NStrings.jl on the other hand is a really uninformative name as far as I’m concerned. All strings have N elements. What’s important and useful about these strings is not N, but the fact that they’re static.

7 Likes

Is this essentially the same thing/type as FixedSizeStrings.jl/FixedSizeStrings.jl at master · JuliaComputing/FixedSizeStrings.jl · GitHub, right? Which seems also a good name :wink:

1 Like

Yes, although FixedSizeStrings.jl seems to assume that a Char corresponds to a single codeunit, which is wrong for UTF-8.

julia> s = "สวัสดี"
"สวัสดี"

julia> using NStrings, FixedSizeStrings

julia> NString(s)
"สวัสดี"

julia> FixedSizeString(s)
ERROR: InexactError: trunc(UInt8, 3626)

Another approach would be merging with an existing package. Does anyone have any opinions on that?
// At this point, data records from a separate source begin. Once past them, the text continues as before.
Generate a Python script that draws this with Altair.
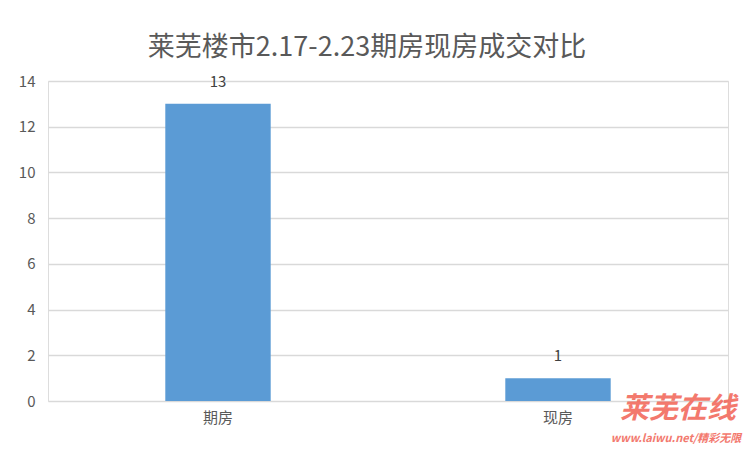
import altair as alt
import pandas as pd

categories = ["期房", "现房"]
values = [13, 1]
title_text = "莱芜楼市2.17-2.23期房现房成交对比"
y_ticks = [0, 2, 4, 6, 8, 10, 12, 14]

df = pd.DataFrame({"type": categories, "count": values})

FONT = "Noto Sans CJK SC"

base = alt.Chart(df)

x = alt.X("type:N", sort=categories, title=None,
          scale=alt.Scale(paddingInner=0.69, paddingOuter=0.345),
          axis=alt.Axis(labelAngle=0, labelFontSize=15, labelColor="#595959",
                        labelFont=FONT, labelPadding=9, ticks=False, domain=False,
                        grid=False))
y = alt.Y("count:Q", title=None,
          scale=alt.Scale(domain=[0, 14], nice=False),
          axis=alt.Axis(values=y_ticks, labelFontSize=15, labelColor="#595959",
                        labelFont=FONT, labelPadding=13, ticks=False, domain=False,
                        gridColor="#d9d9d9", gridWidth=1.5))

bars = base.mark_bar(color="#5b9bd5").encode(x=x, y=y)
labels = base.mark_text(dy=-17, baseline="alphabetic", fontSize=15, color="#404040",
                        font=FONT).encode(x=alt.X("type:N", sort=categories),
                                          y="count:Q", text="count:Q")

wm1 = alt.Chart(pd.DataFrame({"t": ["莱芜在线"]})).mark_text(
    fontSize=29, fontWeight="bold", fontStyle="italic", color="#f26b5e",
    font=FONT, align="center", baseline="alphabetic", opacity=0.9
).encode(x=alt.value(630), y=alt.value(337), text="t:N")
wm2 = alt.Chart(pd.DataFrame({"t": ["www.laiwu.net/精彩无限"]})).mark_text(
    fontSize=11, fontStyle="italic", fontWeight="bold", color="#f26b5e",
    font=FONT, align="center", baseline="alphabetic", opacity=0.9
).encode(x=alt.value(628), y=alt.value(361), text="t:N")

chart = alt.layer(bars, labels, wm1, wm2).properties(
    width=680, height=320,
    autosize=alt.AutoSizeParams(type="none"),
    padding={"left": 40, "top": 73, "right": 16, "bottom": 48},
    title=alt.TitleParams(title_text, fontSize=27, font=FONT, color="#595959",
                          fontWeight="normal", anchor="middle", dx=-21, dy=27,
                          baseline="alphabetic", offset=18),
).configure_view(stroke=None).configure(background="white")

chart.save("out.html", embed_options={"renderer": "svg", "actions": False})
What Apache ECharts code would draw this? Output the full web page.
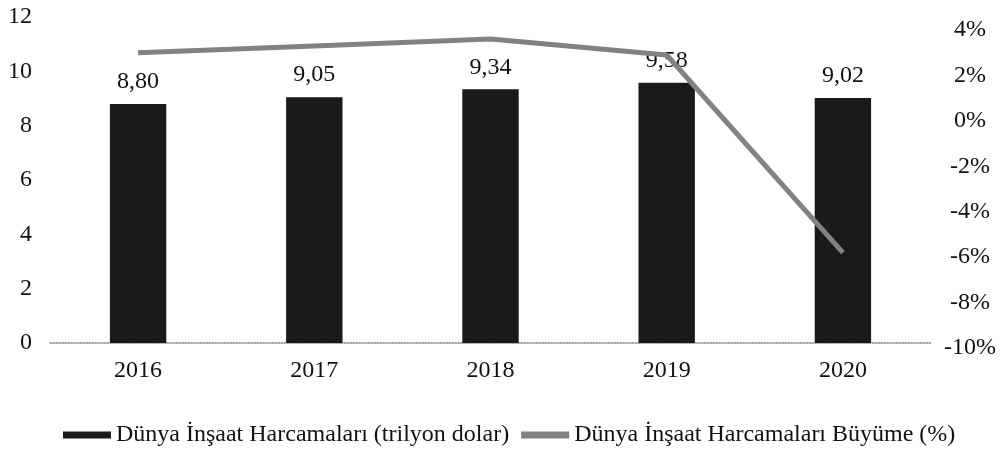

I think you might be able to cover both representations by using an additional type parameter for the encoding, see for example this implementation

In this case we cover both UTF8 and ASCII string types. BTW thanks for making this package, maybe Zarr.jl can use it so we don’t have to maintain our own implementation there anymore.

1 Like

Could this be considered a rewrite of FixedSizeStrings.jl? If so, it’s pretty good name.

UTF-8 is a backwards compatible superset of ASCII, so StaticStrings.jl does support both just as Julia Strings do.